Portal Catholic News Agency informuje o badaniu wskazującym, że 24% kobiet doświadcza „poważnego stresu poubojowego” nawet po latach od zabicia dziecka. Wspomina też o milionie „konwersji” w ośrodkach pro-life, wygranej sądowej w sprawie promocji odwracania aborcji farmakologicznej oraz projekcie ustawy wspierającej ciężarne studentki w Iowa.
Psychologizacja zbrodni
„1 in 4 post-abortive women regret abortion decades later” – czytamy. Sam język zdradza modernistyczną pułapkę: redukcja aborcji do osobistego wyboru, którego konsekwencją mają być jedynie psychologiczne dyskomforty. Gdzie mysterium iniquitatis? Gdzie nawiązanie do peccatum clamans – grzechu wołającego o pomstę do nieba? Pius XI w Casti Connubii nauczał nieugięcie:
Najświętsze prawo Boże zabrania zabijać niewinnych. Nienarodzone dzieci mają niezaprzeczalne prawo do życia, którego nie może naruszyć ani matka, ani lekarz, ani władza państwowa.
Badanie Sullinsa pomija kluczowy aspekt: żadna psychoterapia nie zastąpi sakramentu pokuty. Co z restitucio duchową? Kto nawołuje te kobiety do publicznej pokuty jak w przypadku krwawych zbrodniarzy? Milczenie o najważniejszym – utracie łaski uświęcającej – demaskuje naturalistyczną perspektywę autorów.
Fałszywe miłosierdzie bez nawrócenia
Chwali się milionem „konwersji” w ośrodkach pro-life, ale czy te „konwersje” oznaczają powrót do praktyk katolickich? Roach z Choose Life Marketing mówi o „wsparciu, na które kobiety zasługują”, ale nie wspomina, że każda matka rozważająca zabicie dziecka zasługuje przede wszystkim na wezwanie do opamiętania.
Thomas Glessner twierdzi, że „ośrodki nie mają korzyści finansowych z odwracania aborcji”. Ale czy mają korzyść duchową z doprowadzenia dusz do Chrystusa Króla? Raport milczy.
To typowa protestancka redukcja: ratuje się ciało, zapominając o duszy. Bez ex opere operato sakramentów, bez uznania Chrystusa za jedynego Zbawiciela – cała ta działalność staje się zwykłym humanitaryzmem.

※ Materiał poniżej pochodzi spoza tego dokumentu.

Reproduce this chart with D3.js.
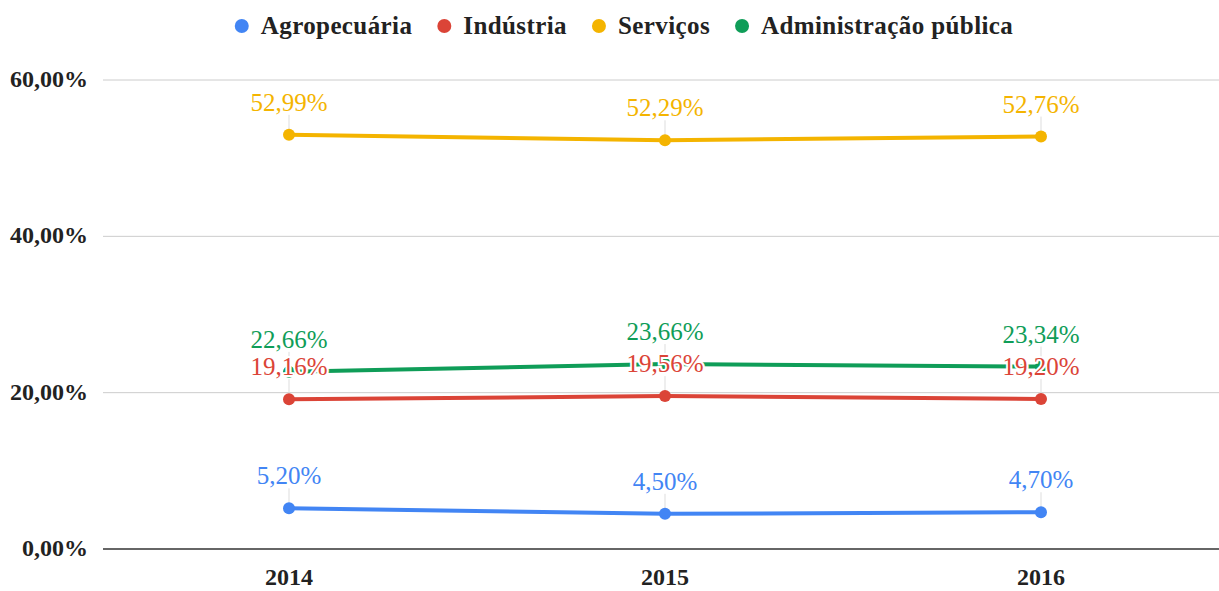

Sądowe gry zamiast Bożego prawa
Wyrok sądu apelacyjnego w Nowym Jorku, pozwalający reklamować „odwracanie aborcji”, to pyrrusowe zwycięstwo. Sam fakt istnienia „aborcji farmakologicznej” dowodzi całkowitego zezwierzęcenia społeczeństwa. Jak zauważył św. Augustyn: Remota iustitia quid sunt regna nisi magna latrocinia? (Państwa bez sprawiedliwości to tylko wielkie zbójectwa).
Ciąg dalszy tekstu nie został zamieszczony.